In the early 20th Century, waves of money from large economic interests swamped our elections, many of its sources hidden from the public. More and more citizens felt that government had become a tool of campaign contributors rather than responsive to average voters. State legislatures and Congress were seen as “in the pockets” of economic interests who perverted legislation to serve private purposes rather than the public good.

Disgust with this system spanned the political spectrum, from progressive Democrats to establishment Republicans. Elihu Root, the prominent Republican New York City corporate lawyer who later became Secretary of State under President Theodore Roosevelt, declared that the influence of big money was “a constantly growing evil in our political affairs, which has, in my judgment, done more to shake the confidence of the plain people of small means in our political institutions than any other practice which has ever obtained since the foundation of our government.”

As a result of these concerns, Congress enacted significant campaign finance reforms in 1907. And again in the 1920s. And yet again in the 1940s. And in the 1970s, post-Watergate. And most recently in 2002, with McCain-Feingold. One rather cynical lesson which could be drawn from this history is that reform is impossible—narrow special interests will always find a way.

I believe, however, that the correct conclusion to draw from this troubled history is a different one: that “eternal vigilance is the price of liberty.” True, secret and corrupting funding will always try to find a way into politics, but our democracy will only survive and succeed if its leaders push back against this influence, maintaining the flexibility and foresight to adopt new policies to regulate in the face of new challenges.

Today, we face many such challenges.

One is that five Supreme Court Justices see our Constitution and political system in a very different way than most of their predecessors did. They appear opposed, both ideologically and temperamentally, to any regulation of money in politics—and heedless of the consequences for our democracy, no matter how disastrous.
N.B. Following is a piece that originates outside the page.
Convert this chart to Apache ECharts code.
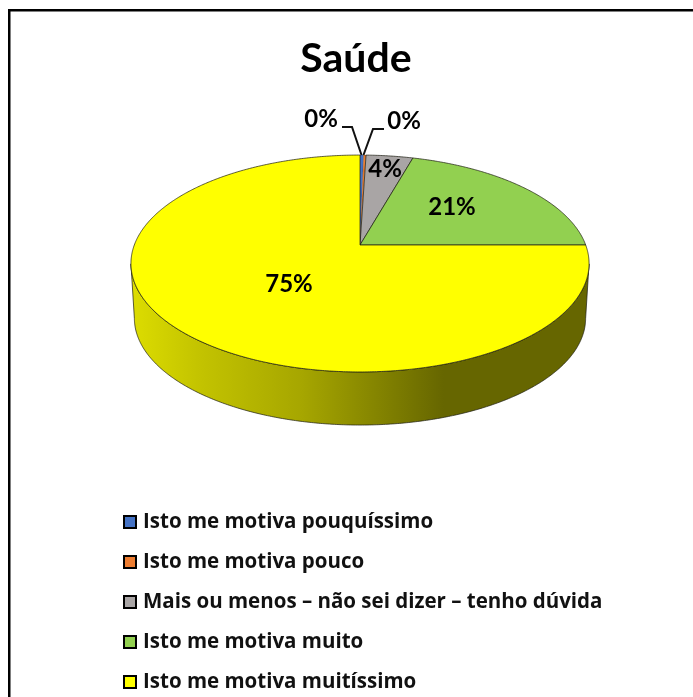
<!DOCTYPE html>
<html>
<head>
<meta charset="utf-8">
<style>
  html, body { margin: 0; padding: 0; background: #fff; }
  #chart { width: 693px; height: 697px; }
</style>
<script src="https://cdn.jsdelivr.net/npm/echarts@6/dist/echarts.min.js"></script>
</head>
<body>
<div id="chart"></div>
<script>
  const categories = [
    'Isto me motiva pouquíssimo',
    'Isto me motiva pouco',
    'Mais ou menos – não sei dizer – tenho dúvida',
    'Isto me motiva muito',
    'Isto me motiva muitíssimo'
  ];
  const values = [0.3, 0.2, 3.9, 20.6, 75];
  const percentLabels = ['0%', '0%', '4%', '21%', '75%'];
  const colors = ['#4472c4', '#ed7d31', '#a9a5a5', '#92d050', '#ffff00'];

  // layout of the tilted disc, px
  const apexX = 360, apexY = 245, radiusX = 225.7, radiusY = 105.3, tilt = 0.1705;
  const depthY = 55, depthScale = 0.985;
  const wallFrom = 100, wallTo = 260;
  const labelOffsets = [[-39, -126], [44, -124], [25, -76], [92, -38], [-71, 39]];
  const leaders = [
    [[342, 127], [352, 127], [361.5, 155]],
    [[384, 129], [373, 129], [363.5, 155]]
  ];

  const total = values.reduce((a, b) => a + b, 0);
  const edge = 'rgba(30,30,20,0.9)';

  function rimPoint(deg, bottom) {
    const a = deg * Math.PI / 180;
    const u = Math.sin(a), v = Math.cos(a), w = 1 + tilt * v;
    const s = bottom ? depthScale : 1;
    return [
      apexX + s * radiusX * u / w,
      apexY + (bottom ? depthY : 0) - s * radiusY * v / w
    ];
  }

  function arc(from, to, bottom) {
    const pts = [];
    const n = Math.max(2, Math.ceil(Math.abs(to - from) * 2));
    for (let i = 0; i <= n; i++) pts.push(rimPoint(from + (to - from) * i / n, bottom));
    return pts;
  }

  const wallFill = {
    type: 'linear', x: 133, y: 0, x2: 590, y2: 0, global: true,
    colorStops: [
      { offset: 0, color: '#dcdc00' },
      { offset: 0.14, color: '#c4c400' },
      { offset: 0.37, color: '#a6a600' },
      { offset: 0.68, color: '#666600' },
      { offset: 1, color: '#666600' }
    ]
  };

  function renderSlice(params, api) {
    const i = params.seriesIndex;
    const value = api.value(0);
    let before = 0;
    for (let k = 0; k < i; k++) before += values[k];
    const start = before / total * 360;
    const end = (before + value) / total * 360;
    const children = [];

    const wallStart = Math.max(start, wallFrom), wallEnd = Math.min(end, wallTo);
    if (wallEnd > wallStart) {
      children.push({
        type: 'polygon',
        shape: { points: arc(wallStart, wallEnd, false).concat(arc(wallEnd, wallStart, true)) },
        style: { fill: wallFill, stroke: edge, lineWidth: 0.8 }
      });
    }

    children.push({
      type: 'polygon',
      shape: { points: [[apexX, apexY]].concat(arc(start, end, false)) },
      // the thin slices would vanish under a full outline
      style: { fill: colors[i], stroke: edge, lineWidth: value < 1 ? 0.2 : 0.8 }
    });

    if (leaders[i]) {
      children.push({
        type: 'polyline',
        shape: { points: leaders[i] },
        style: { fill: 'none', stroke: '#111', lineWidth: 2 },
        z2: 5
      });
    }

    children.push({
      type: 'text',
      x: apexX + labelOffsets[i][0],
      y: apexY + labelOffsets[i][1],
      style: {
        text: percentLabels[i],
        fill: '#000',
        font: 'bold 24px Lato, sans-serif',
        align: 'center',
        verticalAlign: 'middle'
      },
      z2: 10
    });

    return { type: 'group', children };
  }

  const chart = echarts.init(document.getElementById('chart'), null, { renderer: 'canvas' });
  chart.setOption({
    animation: false,
    backgroundColor: '#fff',
    title: {
      text: 'Saúde',
      left: 351,
      top: 33,
      textAlign: 'center',
      textStyle: { fontFamily: 'Lato, sans-serif', fontWeight: 'bold', fontSize: 41, color: '#000' }
    },
    legend: {
      orient: 'vertical',
      left: 118,
      top: 506,
      height: 200,
      selectedMode: false,
      icon: 'rect',
      itemWidth: 12,
      itemHeight: 12,
      itemGap: 18,
      textStyle: {
        fontFamily: '"Open Sans", sans-serif',
        fontWeight: 'bold',
        fontSize: 20.5,
        color: '#111',
        lineHeight: 22,
        padding: [0, 0, 0, 2]
      },
      data: categories.map((name, i) => ({
        name,
        itemStyle: { color: colors[i], borderColor: '#000', borderWidth: 2 }
      }))
    },
    graphic: [
      { type: 'rect', shape: { x: 8, y: 9, width: 685, height: 2.5 }, style: { fill: '#000' } },
      { type: 'rect', shape: { x: 8, y: 9, width: 2.5, height: 688 }, style: { fill: '#000' } }
    ],
    series: categories.map((name, i) => ({
      type: 'custom',
      name,
      coordinateSystem: 'none',
      renderItem: renderSlice,
      clip: false,
      silent: true,
      itemStyle: { color: colors[i] },
      data: [[values[i]]]
    }))
  });
  window.addEventListener('resize', () => chart.resize());
</script>
</body>
</html>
But as the consequences of their flawed policies become clearer by the day, even some of them are forced to acknowledge, as Justice Kennedy recently did, that the system is “not working the way it should.”

Another challenge is the current transformation of the Federal Election Commission from a vitally important agency that emerged as one of the great triumphs of the post-Watergate reform movement, into an actual impediment to enforcement of the law. And I should know—I used to be the Chair of the FEC! In my time on the Commission, I worked hard to enforce the law both zealously and evenhandedly, and even though we regularly confronted issues that touched on some of the most controversial political questions of the time, the Commission almost never deadlocked 3-3 along partisan lines when voting on enforcement matters. FEC Chair Ann Ravel, who will follow me to this podium, will tell us just how destructive the current partisan paralysis at the Commission has become.
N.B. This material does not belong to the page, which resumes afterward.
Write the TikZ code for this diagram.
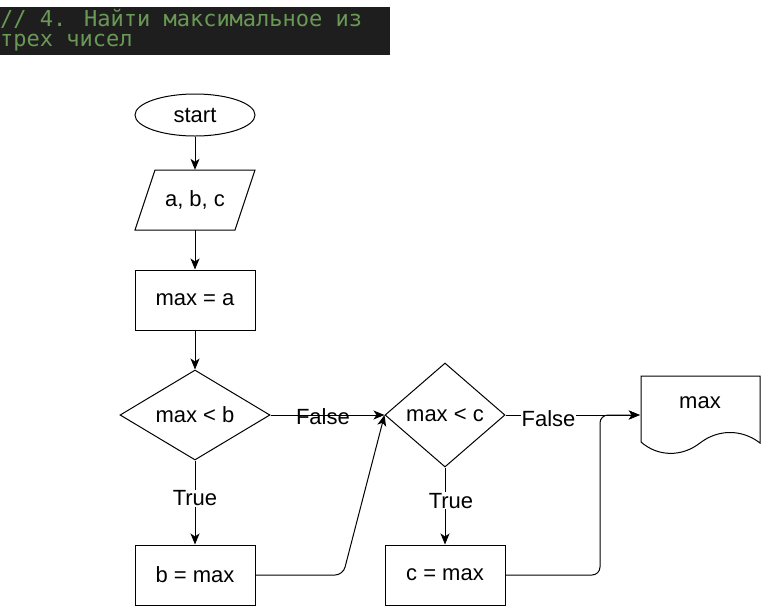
\documentclass[tikz,border=0pt]{standalone}
\usepackage{fontspec}
\setmainfont{Liberation Sans}
\newfontfamily\codefont{DejaVu Sans Mono}
\usetikzlibrary{shapes.geometric,arrows.meta}
\definecolor{codebg}{HTML}{1E1E1E}
\definecolor{codegreen}{HTML}{6A9955}
\begin{document}
\begin{tikzpicture}[x=1pt,y=-1pt,
  base/.style={draw=black,line width=1pt,font=\fontsize{22}{26}\selectfont,inner sep=0pt},
  procbox/.style={base,rectangle,minimum width=120pt,minimum height=60pt},
  flow/.style={line width=1pt,-{Stealth[length=11pt,width=9pt,inset=3pt]}},
  lbl/.style={font=\fontsize{22}{26}\selectfont,inner sep=1pt},
  code/.style={font=\codefont\fontsize{22}{24}\selectfont,text=codegreen,inner sep=0pt,anchor=west}
]
\useasboundingbox (0,0) rectangle (761,606);
% header
\fill[codebg] (0,7) rectangle (390,55);
\node[code] (h1) at (0,19) {// 4. Найти максимальное из};
\node[code] (h2) at (0,43) {трех чисел};

% nodes
\node[base,ellipse,minimum width=120pt,minimum height=42pt] (start) at (195,115) {start};
\node[inner sep=0pt,minimum width=120pt,minimum height=60pt,font=\fontsize{22}{26}\selectfont] (io) at (195,200) {a, b, c};
\draw[line width=1pt] (155,170) -- (255,170) -- (235,230) -- (135,230) -- cycle;
\node[procbox] (init) at (195,300) {max = a};
\node[base,diamond,minimum width=150pt,minimum height=90pt,aspect=1.667] (d1) at (195,415) {max < b};
\node[procbox] (b1) at (195,575) {b = max};
\node[base,diamond,minimum width=120pt,minimum height=104pt,aspect=1.15] (d2) at (445,415) {max < c};
\node[procbox] (c1) at (445,575) {c = max};
\node[inner sep=0pt,minimum width=120pt,minimum height=56pt,anchor=north] (out) at (700,376) {};
\node[font=\fontsize{22}{26}\selectfont,inner sep=0pt] (outtxt) at (700,403) {max};
\draw[line width=1pt] (641,442) -- (641,376) -- (760,376) -- (760,443)
  .. controls (742,429) and (718,429) .. (700,443)
  .. controls (682,457) and (658,457) .. (641,442);

% connectors
\draw[flow] (start.south) -- (io.north);
\draw[flow] (io.south) -- (init.north);
\draw[flow] (init.south) -- (d1.north);
\draw[flow] (d1.south) -- node[lbl,fill=white,pos=0.45] (t1) {True} (b1.north);
\draw[flow] (d2.south) -- node[lbl,fill=white,pos=0.43,xshift=6pt] (t2) {True} (c1.north);
\draw[flow] (d1.east) -- node[lbl,pos=0.46,yshift=-2pt] (f1) {False} (d2.west);
\draw[flow] (d2.east) -- node[lbl,fill=white,pos=0.32,yshift=-4pt] (f2) {False} (out.west |- d2.east);
\draw[flow,rounded corners=8pt] (b1.east) -- (343,575) -- (d2.west);
\draw[flow,rounded corners=8pt] (c1.east) -- (600,575) -- (600,415) -- (out.west |- d2.east);
\end{tikzpicture}
\end{document}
The challenges we face today are the result of several failures of our system of government: the failure of five Justices on the Supreme Court to recognize the reality of money’s corrupting influence, and the failure of the FEC, IRS, and other regulators to enforce the important campaign finance laws that the Supreme Court has left on the books, such as contribution limits and full disclosure of money spent in elections.
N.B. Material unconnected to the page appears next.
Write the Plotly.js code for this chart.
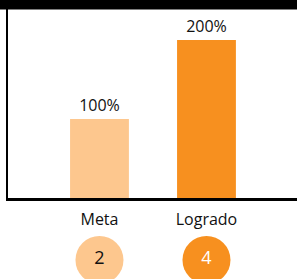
<!DOCTYPE html>
<html><head><meta charset="utf-8">
<script src="https://cdn.plot.ly/plotly-3.0.1.min.js"></script>
<style>html,body{margin:0;padding:0;background:#fff}#chart{width:297px;height:279px}</style>
</head><body><div id="chart"></div>
<script>
const categories = ["Meta", "Logrado"];
const percentValues = [100, 200];
const percentLabels = ["100%", "200%"];
const counts = [2, 4];
const barColors = ["#FDC78E", "#F7901F"];
const countTextColors = ["#111111", "#FFFFFF"];

const W = 297, H = 279;
const axisBottomPx = 198, axisLeftPx = 8;
const pxPerUnit = 0.79;

const data = [
  {
    type: "bar", x: categories, y: percentValues,
    text: percentLabels, textposition: "outside", cliponaxis: false,
    textfont: {family: "Open Sans, sans-serif", size: 16, color: "#111"},
    marker: {color: barColors}, width: 0.55, hoverinfo: "none",
    xaxis: "x", yaxis: "y"
  },
  {
    type: "scatter", mode: "markers+text", x: categories, y: [0.5, 0.5],
    text: counts.map(String), textposition: "middle center",
    textfont: {family: "Open Sans, sans-serif", size: 18, color: countTextColors},
    marker: {color: barColors, size: 48, line: {width: 0}},
    cliponaxis: false, hoverinfo: "none",
    xaxis: "x2", yaxis: "y2"
  }
];

const layout = {
  width: W, height: H,
  margin: {l: 0, r: 0, t: 0, b: 0},
  paper_bgcolor: "#fff", plot_bgcolor: "rgba(0,0,0,0)",
  showlegend: false,
  font: {family: "Open Sans, sans-serif"},
  xaxis: {
    domain: [axisLeftPx / W, 1], anchor: "y",
    range: [-0.855, 1.846], type: "category",
    showline: true, linecolor: "#000", linewidth: 2.5,
    showgrid: false, zeroline: false, ticks: "",
    tickfont: {family: "Open Sans, sans-serif", size: 16, color: "#111"},
    ticklabelstandoff: 5
  },
  yaxis: {
    domain: [(H - axisBottomPx) / H, 1], anchor: "x",
    range: [0, axisBottomPx / pxPerUnit],
    showline: true, linecolor: "#000", linewidth: 2.5,
    showgrid: false, zeroline: false, showticklabels: false, ticks: ""
  },
  xaxis2: {
    domain: [axisLeftPx / W, 1], anchor: "y2", matches: "x",
    range: [-0.855, 1.846], type: "category",
    visible: false
  },
  yaxis2: {
    domain: [0, 40 / H], anchor: "x2", range: [0, 1.05], visible: false
  },
  shapes: [
    {type: "rect", xref: "paper", yref: "paper", x0: 0, x1: 1,
     y0: 1 - 9.5 / H, y1: 1, fillcolor: "#000", line: {width: 0}, layer: "above"}
  ]
};

Plotly.newPlot("chart", data, layout, {displayModeBar: false, staticPlot: true});
</script></body></html>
Then we have the failure of Congress to enact new legislation in response to this crisis, such as the citizen funding and FEC reform bills that have been proposed. One reason for this is that Congress has become completely addicted to the current flawed model of campaign funding. Fundraising weekends at resorts, many hours of breakfast, lunch, cocktail receptions, and dinners, plus “call time” for hours each day that members are in Washington, have changed representatives into beggars, and give well-financed interests a near-stranglehold on their time and attention. Democratic Congressman Steven Israel, who will be with us today, has just announced his retirement from Congress, citing insatiable demands for time for fundraising as a principal reason. Republican Congressman David Jolly has just proposed that members of Congress be banned from soliciting contributions personally while in office to address this problem.

These combined failures have created a government derided by the Left as a corrupted political system that promotes economic inequality by enacting policies favored by billionaires, and derided by the Right as a corrupted political system that promotes crony capitalism, union entitlement, and government waste.  And it is a system derided most of all by voters: more than 80% of voters in both parties, according to one recent poll, believe the government and our political system is out of touch with the average citizens it is meant to represent.

We are gathered today to discuss what can be done and what should be done—indeed, what must be done to resolve this crisis. And we are gathered not a moment too soon.